On 5.03.2025 13:34, Peter Xu wrote:
On Tue, Mar 04, 2025 at 11:03:34PM +0100, Maciej S. Szmigiero wrote:
From: "Maciej S. Szmigiero" <maciej.szmigi...@oracle.com>

All callers to migration_incoming_state_destroy() other than
postcopy_ram_listen_thread() do this call with BQL held.

Since migration_incoming_state_destroy() ultimately calls "load_cleanup"
SaveVMHandlers and it will soon call BQL-sensitive code it makes sense
to always call that function under BQL rather than to have it deal with
both cases (with BQL and without BQL).
Add the necessary bql_lock() and bql_unlock() to
postcopy_ram_listen_thread().

qemu_loadvm_state_main() in postcopy_ram_listen_thread() could call
"load_state" SaveVMHandlers that are expecting BQL to be held.

In principle, the only devices that should be arriving on migration
channel serviced by postcopy_ram_listen_thread() are those that are
postcopiable and whose load handlers are safe to be called without BQL
being held.

But nothing currently prevents the source from sending data for "unsafe"
devices which would cause trouble there.
Add a TODO comment there so it's clear that it would be good to improve
handling of such (erroneous) case in the future.

Signed-off-by: Maciej S. Szmigiero <maciej.szmigi...@oracle.com>
---
  migration/migration.c | 16 ++++++++++++++++
  migration/savevm.c    |  4 ++++
  2 files changed, 20 insertions(+)

diff --git a/migration/migration.c b/migration/migration.c
index 9e9db26667f1..6b2a8af4231d 100644
--- a/migration/migration.c
+++ b/migration/migration.c
@@ -402,10 +402,26 @@ void migration_incoming_state_destroy(void)
      struct MigrationIncomingState *mis = migration_incoming_get_current();
multifd_recv_cleanup();
+
      /*
       * RAM state cleanup needs to happen after multifd cleanup, because
       * multifd threads can use some of its states (receivedmap).
+     *
+     * This call also needs BQL held since it calls all registered
+     * load_cleanup SaveVMHandlers and at least the VFIO implementation is
+     * BQL-sensitive.
+     *
+     * In addition to the above, it also performs cleanup of load threads
+     * thread pool.
+     * This cleanup operation is BQL-sensitive as it requires unlocking BQL
+     * so a thread possibly waiting for it could get unblocked and finally
+     * exit.
+     * The reason why a load thread may need to hold BQL in the first place
+     * is because address space modification operations require it.

Hold on...

This almost says exactly why load_cleanup() should _not_ take BQL... rather
than should..

So I had a closer look at the latest code, it's about this:

static void vfio_load_cleanup_load_bufs_thread(VFIOMultifd *multifd)
{
     /* The lock order is load_bufs_mutex -> BQL so unlock BQL here first */
     bql_unlock();
     WITH_QEMU_LOCK_GUARD(&multifd->load_bufs_mutex) {
         while (multifd->load_bufs_thread_running) {
             multifd->load_bufs_thread_want_exit = true;

             qemu_cond_signal(&multifd->load_bufs_buffer_ready_cond);
             qemu_cond_signal(&multifd->load_bufs_iter_done_cond);
             qemu_cond_wait(&multifd->load_bufs_thread_finished_cond,
                            &multifd->load_bufs_mutex);
         }
     }
     bql_lock();
}

It doesn't make much sense to me to take it only because we want to drop it
unconditionally. Can we guarantee the function not taking BQL instead?  I
had a quick look on pmem's pmem_persist() (from libpmem, qemu_ram_msync <-
qemu_ram_block_writeback <- ram_load_cleanup), it looks ok.

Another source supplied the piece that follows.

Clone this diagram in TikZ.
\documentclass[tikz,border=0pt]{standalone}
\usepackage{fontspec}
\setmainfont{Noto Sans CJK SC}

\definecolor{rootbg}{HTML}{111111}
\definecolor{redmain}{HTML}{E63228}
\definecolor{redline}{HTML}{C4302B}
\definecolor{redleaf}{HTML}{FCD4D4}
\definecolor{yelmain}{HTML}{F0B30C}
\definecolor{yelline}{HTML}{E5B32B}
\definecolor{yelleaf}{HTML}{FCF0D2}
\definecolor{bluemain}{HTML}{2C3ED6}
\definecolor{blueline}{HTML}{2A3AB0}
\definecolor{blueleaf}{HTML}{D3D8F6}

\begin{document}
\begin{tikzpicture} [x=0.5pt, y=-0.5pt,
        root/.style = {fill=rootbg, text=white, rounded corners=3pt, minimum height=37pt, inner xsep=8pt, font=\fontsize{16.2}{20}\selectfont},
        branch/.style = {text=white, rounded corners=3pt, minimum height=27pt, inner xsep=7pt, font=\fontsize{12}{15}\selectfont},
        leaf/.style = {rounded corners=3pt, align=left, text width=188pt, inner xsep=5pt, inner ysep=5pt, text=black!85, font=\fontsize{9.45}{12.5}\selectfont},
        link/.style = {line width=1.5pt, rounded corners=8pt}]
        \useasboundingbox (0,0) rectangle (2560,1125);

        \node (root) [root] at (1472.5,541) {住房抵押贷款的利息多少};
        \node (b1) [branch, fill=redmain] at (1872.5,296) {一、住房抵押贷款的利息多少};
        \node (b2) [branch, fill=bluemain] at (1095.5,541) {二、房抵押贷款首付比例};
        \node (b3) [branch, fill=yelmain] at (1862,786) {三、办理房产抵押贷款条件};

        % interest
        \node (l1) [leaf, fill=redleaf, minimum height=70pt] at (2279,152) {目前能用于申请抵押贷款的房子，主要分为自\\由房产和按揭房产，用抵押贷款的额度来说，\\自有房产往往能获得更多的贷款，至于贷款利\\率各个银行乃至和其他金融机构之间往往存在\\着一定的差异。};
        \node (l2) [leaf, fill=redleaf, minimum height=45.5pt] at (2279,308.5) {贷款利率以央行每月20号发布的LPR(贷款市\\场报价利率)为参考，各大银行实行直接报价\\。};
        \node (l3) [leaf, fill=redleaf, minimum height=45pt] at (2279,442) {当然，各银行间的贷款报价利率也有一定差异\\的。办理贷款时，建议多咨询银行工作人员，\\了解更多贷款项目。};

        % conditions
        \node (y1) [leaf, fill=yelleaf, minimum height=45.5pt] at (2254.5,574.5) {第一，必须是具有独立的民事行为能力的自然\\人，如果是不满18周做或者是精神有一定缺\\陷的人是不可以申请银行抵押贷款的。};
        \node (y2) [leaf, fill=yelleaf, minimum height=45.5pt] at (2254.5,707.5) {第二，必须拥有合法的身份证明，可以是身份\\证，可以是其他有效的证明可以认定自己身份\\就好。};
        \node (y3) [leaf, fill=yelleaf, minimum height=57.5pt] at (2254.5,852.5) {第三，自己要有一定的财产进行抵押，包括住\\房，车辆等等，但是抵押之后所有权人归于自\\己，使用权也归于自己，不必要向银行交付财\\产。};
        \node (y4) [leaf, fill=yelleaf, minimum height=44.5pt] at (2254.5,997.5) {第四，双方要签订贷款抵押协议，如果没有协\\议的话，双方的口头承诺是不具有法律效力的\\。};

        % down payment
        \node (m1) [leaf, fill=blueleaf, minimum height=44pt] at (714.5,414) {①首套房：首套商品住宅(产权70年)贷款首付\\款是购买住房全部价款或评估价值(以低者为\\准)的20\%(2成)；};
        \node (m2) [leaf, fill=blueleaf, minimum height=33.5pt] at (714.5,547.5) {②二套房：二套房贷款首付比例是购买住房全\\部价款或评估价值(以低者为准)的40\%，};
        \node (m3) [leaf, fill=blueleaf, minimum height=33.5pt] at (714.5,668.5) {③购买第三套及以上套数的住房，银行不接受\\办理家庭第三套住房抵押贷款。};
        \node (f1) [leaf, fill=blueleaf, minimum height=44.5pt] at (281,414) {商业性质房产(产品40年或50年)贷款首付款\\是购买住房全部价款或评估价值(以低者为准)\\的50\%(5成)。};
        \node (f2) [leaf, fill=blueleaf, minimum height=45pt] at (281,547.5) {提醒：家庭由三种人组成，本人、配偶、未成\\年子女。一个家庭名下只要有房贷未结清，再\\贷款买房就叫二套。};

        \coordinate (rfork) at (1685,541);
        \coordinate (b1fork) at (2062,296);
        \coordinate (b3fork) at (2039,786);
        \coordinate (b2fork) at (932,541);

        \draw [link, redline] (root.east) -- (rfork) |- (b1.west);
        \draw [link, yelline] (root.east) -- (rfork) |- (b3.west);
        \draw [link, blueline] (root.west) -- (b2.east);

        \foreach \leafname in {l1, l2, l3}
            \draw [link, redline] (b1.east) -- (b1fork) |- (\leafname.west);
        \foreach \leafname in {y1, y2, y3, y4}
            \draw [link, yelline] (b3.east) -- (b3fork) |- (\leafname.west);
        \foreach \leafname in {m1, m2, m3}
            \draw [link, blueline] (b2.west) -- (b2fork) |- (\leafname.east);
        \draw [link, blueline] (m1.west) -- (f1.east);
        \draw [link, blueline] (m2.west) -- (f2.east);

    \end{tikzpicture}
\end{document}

So the question is, is it safe to unlock BQL in whatever context (in
coroutines, or in a bottom half)?

If the answer is yes, we could make migration_incoming_state_destroy()
always not taking BQL (and assert(!bql_locked()) instead).

All the other callers of migration_incoming_state_destroy() are holding BQL:
process_incoming_migration_bh(), process_incoming_migration_co() (called on,
failure path only), load_snapshot() and qmp_xen_load_devices_state().

So AFAIK the safer way is to standardize on holding BQL when calling
that function.
If the answer is no, then vfio_load_cleanup_load_bufs_thread()'s current
version may not work either..

I think the reason for BQL is to serialize access to the QEMU internals
which are not thread-safe.

So as long as these internals aren't touched when not holding BQL then
we should be safe - I don't see any particular state that's cached
around these BQL calls and would need explicit reloading after re-gaining
it.

Thanks,
Maciej


Reply via email to